Tanpa HET, Harga Minyak Goreng di Pasar Tidak Akan Turun
- VIVA/Anisa Aulia
VIVA – Karut marut tata kelola minyak goreng kian terungkap. Kejaksaan Agung telah menetapkan Direktur Jenderal Perdagangan Luar Negeri Kementerian Perdagangan, Indrasari Wisnu Wardana dan tiga petinggi perusahaan swasta sebagai tersangka kasus gratifikasi atau suap pemberian izin penerbitan ekspor minyak goreng.
Harga minyak goreng kemasan pun masih tinggi di pasaran karena menyesuaikan dengan harga keekonomian. Tak ada lagi harga eceran tertinggi (HET) yang selama ini jadi pengaman. Sedangkan minyak goreng curah juga masih tinggi meskipun disebut sudah disubsidi.
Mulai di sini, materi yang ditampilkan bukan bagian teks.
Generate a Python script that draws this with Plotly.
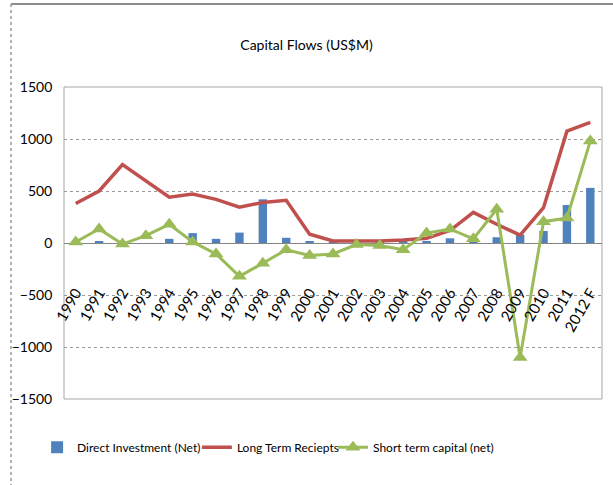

Ekonom Center of Economic and Law Studies (Celios), Bhima Yudhistira Adhinegara menilai pemerintah perlu untuk kembali memberlakukan mekanisme Domestic Market Obligation (DMO) dan Harga Eceran Tertinggi (HET) minyak goreng kemasan. Karena, setelah penetapan tersangka itu pun harga minyak goreng masih belum turun di pasaran.
“Tanpa adanya HET dan diserahkan ke mekanisme pasar, harga minyak goreng tidak akan turun dalam waktu dekat,” ujar Bhima saat dihubungi VIVA, Kamis 21 Maret 2022.
Menurutnya, pengusutan dan proses hukum wajib dilakukan secara tuntas kepada pihak yang terlibat dalam mafia perizinan ekspor minyak sawit.
Karena dengan hukum dan efek jera bagi pemain lain yang ingin mencoba menahan stok atau mengambil marjin terlalu tinggi, akan membuat pengusaha kapok untuk bermain. Khususnya saat ini di minyak goreng curah yang disubsidi.
Bhima mengatakan, dalam penetapan HET beberapa waktu lalu, masalah bukan ada pada hal itu. Tetapi saat HET berlaku pemerintah tidak tegas kepada para pengusaha minyak goreng.
“Saat HET berlaku pemerintah tidak tegas pada konglomerat sawit, sehingga stok hilang dari pasaran. Kombinasi penegakan hukum dan HET minyak goreng kemasan diharapkan bisa menstabilkan harga,” tegasnya.
Pengusaha yang Tak Patuh HET Bisa Disanksi
Bhima menyarankan, bila ada pengusaha yang mangkir dari kewajiban HET terdapat empat cara yang dapat dilakukan.
Pertama, penghentian sementara ekspor Crude Palm Oil (CPO) dan produk turunannya kepada perusahaan yang tidak memenuhi aturan. Kedua, evaluasi dan penghentian perpanjangan izin Hak Guna Usaha (HGU) lahan sawit.
“Apabila ada lahan yang belum beroperasi atau masuk kategori lahan tidur, dapat dialihkan HGU nya oleh negara,” jelasnya.
Ketiga, penyusutan pajak perusahaan kelapa sawit termasuk segala bentuk upaya penghindaran pajak lintas negara. Keempat, mewajibkan Devisa Hasil Ekspor (DHE) dari CPO yang terlibat permufakatan jahat untuk dimasukkan ke dalam perbankan dalam negeri dan wajib konversi ke rupiah.
“Pengusaha yang menikmati marjin di atas penderitaan masyarakat harus dibuat tidak nyaman,” tegasnya.